Noam Almaz obtained evidence of the impact of the young man’s absence on his family and successfully showed that it would be disproportionate to extradite a young man who had made England his home, for a crime committed when he was a child. The Court accepted all of the evidence put forward and accordingly discharged the EAW. This demonstrates the importance of the Court hearing the story of all those whom extradition will impact.
It is exceptionally hard to convince the UK Courts to doubt the mutual trust they hold in other European countries.
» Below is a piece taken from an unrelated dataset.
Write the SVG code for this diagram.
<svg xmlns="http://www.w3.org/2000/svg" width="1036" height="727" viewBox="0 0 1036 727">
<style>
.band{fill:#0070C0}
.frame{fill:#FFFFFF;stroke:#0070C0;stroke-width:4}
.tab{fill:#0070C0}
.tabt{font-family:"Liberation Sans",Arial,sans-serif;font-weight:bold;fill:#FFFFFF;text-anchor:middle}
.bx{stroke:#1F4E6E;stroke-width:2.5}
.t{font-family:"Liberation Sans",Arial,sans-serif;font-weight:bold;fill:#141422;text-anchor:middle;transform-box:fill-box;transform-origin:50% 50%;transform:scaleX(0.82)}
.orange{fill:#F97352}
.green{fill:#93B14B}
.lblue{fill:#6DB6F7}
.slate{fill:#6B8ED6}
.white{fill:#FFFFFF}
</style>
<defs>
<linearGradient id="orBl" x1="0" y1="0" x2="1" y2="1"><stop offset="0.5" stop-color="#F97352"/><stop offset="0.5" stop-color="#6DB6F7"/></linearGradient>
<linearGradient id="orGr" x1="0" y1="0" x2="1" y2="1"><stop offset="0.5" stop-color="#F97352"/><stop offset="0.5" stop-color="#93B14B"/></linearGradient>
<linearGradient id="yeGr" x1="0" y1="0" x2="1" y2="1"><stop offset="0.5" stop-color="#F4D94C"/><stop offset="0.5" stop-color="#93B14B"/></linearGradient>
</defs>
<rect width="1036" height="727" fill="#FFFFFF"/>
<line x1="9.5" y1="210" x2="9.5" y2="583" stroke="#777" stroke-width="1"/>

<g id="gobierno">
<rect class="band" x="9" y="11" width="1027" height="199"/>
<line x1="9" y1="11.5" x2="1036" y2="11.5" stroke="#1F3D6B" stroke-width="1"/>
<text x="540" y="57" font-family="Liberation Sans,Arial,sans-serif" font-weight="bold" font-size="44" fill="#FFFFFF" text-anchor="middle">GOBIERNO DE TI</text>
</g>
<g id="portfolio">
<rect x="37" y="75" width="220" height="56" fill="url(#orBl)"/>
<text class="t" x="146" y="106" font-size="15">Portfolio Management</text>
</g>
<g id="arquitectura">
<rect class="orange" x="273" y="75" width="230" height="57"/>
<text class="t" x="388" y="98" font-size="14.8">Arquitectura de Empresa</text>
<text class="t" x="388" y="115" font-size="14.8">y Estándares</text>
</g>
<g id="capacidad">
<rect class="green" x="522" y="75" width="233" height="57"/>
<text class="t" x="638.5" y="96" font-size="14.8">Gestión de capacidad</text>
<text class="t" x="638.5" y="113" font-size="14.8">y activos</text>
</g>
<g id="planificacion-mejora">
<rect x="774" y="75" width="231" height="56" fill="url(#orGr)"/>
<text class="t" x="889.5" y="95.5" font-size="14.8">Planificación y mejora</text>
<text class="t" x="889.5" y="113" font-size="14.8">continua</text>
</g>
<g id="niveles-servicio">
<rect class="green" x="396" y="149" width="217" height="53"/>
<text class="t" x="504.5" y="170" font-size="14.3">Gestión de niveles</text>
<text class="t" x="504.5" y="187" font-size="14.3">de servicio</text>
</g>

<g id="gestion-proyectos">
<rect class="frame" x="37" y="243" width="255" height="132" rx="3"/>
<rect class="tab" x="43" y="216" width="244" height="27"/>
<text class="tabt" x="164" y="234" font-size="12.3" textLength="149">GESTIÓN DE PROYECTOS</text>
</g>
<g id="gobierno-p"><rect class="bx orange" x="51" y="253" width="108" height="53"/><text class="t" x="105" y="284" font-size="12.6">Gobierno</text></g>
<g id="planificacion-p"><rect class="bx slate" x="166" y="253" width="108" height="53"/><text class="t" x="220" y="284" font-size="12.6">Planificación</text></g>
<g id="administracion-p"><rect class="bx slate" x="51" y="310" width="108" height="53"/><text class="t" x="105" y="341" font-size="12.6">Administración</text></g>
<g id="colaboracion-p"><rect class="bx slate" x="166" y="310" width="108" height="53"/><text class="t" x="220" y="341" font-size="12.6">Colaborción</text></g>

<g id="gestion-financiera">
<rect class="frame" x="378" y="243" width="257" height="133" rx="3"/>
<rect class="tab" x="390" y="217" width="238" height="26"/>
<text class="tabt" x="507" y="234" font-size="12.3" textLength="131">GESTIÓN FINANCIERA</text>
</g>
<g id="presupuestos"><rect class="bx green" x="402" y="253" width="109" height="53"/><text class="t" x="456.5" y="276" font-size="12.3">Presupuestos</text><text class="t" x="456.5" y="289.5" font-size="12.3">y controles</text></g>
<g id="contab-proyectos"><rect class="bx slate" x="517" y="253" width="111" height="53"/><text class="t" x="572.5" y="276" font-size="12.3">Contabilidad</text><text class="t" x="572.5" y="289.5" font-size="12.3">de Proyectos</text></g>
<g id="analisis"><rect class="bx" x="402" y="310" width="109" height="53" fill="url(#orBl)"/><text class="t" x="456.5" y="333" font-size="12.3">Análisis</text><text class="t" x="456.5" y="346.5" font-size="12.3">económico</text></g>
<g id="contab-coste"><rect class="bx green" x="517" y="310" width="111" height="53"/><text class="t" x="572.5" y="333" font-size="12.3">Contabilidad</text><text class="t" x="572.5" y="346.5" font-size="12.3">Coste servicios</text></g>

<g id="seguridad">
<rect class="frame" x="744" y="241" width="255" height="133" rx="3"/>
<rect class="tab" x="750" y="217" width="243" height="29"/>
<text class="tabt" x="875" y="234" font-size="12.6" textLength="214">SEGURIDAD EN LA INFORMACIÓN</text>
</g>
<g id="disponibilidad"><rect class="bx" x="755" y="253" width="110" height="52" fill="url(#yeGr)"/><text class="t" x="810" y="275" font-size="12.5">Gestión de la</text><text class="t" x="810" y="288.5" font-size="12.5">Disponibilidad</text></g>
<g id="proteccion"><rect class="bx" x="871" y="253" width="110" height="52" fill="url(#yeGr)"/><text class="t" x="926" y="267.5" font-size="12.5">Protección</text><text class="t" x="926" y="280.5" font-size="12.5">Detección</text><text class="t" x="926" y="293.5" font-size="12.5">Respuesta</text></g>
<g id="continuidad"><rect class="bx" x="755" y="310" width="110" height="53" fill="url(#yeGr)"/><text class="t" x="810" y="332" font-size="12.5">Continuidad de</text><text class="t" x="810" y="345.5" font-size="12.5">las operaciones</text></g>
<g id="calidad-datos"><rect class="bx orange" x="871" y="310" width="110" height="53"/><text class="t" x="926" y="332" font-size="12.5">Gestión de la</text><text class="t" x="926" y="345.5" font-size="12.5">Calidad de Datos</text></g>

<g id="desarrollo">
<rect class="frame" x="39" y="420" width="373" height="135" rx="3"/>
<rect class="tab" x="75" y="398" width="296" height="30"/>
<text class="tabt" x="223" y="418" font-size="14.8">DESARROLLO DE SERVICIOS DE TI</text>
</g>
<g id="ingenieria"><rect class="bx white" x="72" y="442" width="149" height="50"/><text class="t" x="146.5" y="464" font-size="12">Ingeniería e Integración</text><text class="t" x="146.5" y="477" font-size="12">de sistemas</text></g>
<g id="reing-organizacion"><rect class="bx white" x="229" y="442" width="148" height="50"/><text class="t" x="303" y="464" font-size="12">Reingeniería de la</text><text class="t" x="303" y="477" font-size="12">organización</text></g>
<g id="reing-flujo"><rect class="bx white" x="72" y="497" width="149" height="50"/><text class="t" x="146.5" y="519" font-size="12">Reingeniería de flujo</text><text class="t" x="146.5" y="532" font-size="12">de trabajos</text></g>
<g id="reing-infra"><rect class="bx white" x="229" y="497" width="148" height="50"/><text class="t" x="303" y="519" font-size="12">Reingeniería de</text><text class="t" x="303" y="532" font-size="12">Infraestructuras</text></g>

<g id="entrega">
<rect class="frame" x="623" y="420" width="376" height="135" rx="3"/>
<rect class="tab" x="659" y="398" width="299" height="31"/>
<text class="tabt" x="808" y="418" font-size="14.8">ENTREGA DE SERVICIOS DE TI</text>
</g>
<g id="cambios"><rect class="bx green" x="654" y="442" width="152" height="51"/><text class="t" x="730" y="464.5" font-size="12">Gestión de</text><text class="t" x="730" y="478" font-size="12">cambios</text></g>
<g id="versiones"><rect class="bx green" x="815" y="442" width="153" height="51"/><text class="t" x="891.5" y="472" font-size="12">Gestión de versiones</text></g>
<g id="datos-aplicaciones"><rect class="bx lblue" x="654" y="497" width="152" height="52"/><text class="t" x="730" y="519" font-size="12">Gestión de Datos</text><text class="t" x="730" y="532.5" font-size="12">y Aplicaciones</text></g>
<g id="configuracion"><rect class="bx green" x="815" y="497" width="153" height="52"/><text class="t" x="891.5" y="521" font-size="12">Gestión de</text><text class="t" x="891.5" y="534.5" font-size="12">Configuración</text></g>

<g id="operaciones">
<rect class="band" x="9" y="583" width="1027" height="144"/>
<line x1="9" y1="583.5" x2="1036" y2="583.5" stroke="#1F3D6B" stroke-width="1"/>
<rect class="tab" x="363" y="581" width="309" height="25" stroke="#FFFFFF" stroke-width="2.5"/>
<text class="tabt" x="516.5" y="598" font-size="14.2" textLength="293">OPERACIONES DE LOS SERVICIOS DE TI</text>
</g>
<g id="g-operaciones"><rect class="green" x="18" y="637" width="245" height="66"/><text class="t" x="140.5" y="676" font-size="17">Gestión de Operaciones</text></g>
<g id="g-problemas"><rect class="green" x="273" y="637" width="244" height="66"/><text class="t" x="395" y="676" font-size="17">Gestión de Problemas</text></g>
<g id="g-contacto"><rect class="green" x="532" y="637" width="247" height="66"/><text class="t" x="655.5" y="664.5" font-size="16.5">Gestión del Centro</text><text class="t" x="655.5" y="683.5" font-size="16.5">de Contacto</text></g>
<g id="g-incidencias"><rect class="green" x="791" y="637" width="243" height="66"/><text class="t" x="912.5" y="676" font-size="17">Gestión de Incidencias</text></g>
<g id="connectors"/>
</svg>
The Court have long held that in the absence of ‘clear and cogent evidence’ of the kind approaching an international consensus, the Court will trust that European countries will adhere to their obligations and treat individuals with dignity and respect.
In spite of this the divisional court paused for thought in July 2018 following the case of Shumba, Bechian and Henta v France  EWHC 1762 (Admin), and found that the Appellants faced a real risk of Article 3 breach if extradited to France.
Harun Matin of National Legal Service acted for the third appellant, Mr Henta and with the expertise of Alison MacDonald QC and Emilie Pottle a vast amount of evidence was served to demonstrate to the divisional court that such a real risk existed.
This is a landmark case, as it is the first time in which the UK has considered the conditions of French prisons, following the criticism of such conditions by the Committee for the Prevention of Torture (CPT) in April 2017 and the release of statistics suggesting that some of the prisons were at 190% capacity.
The Court held at para. 87 that
“In relation to those four prisons, we are satisfied on the evidence that there may be substantial grounds for believing that the Appellants face a real risk of inhuman or degrading treatment if they are extradited”.
As a result the Court chose to adjourn to request further information on the specific risk to the three extraditees.
In November 2018, following a flurry of material served on both sides, the Court sat again to determine if such a real risk would still pertain.
Ultimately the Court found that, on the basis of the further information served by the French Judicial Authority, the risk no longer existed in relation to the appellants. The actions of Allison Macdonald QC (representing Mr Bechian, Mr Shumba and Mr Henta) and Emilie Pottle (representing Mr Henta and Mr Bechian) and Saorise Towshend (representing Mr Shumba) as well as National Legal Service solicitor undoubtedly contributed to the French authorities’ specific guarantees of the three appellants rights, as well as to more generally shine a light on the actions of the French authorities.
The scrutiny of extraditing states is another level of international accountability, essential to protecting and advancing the rights of those detained in custody.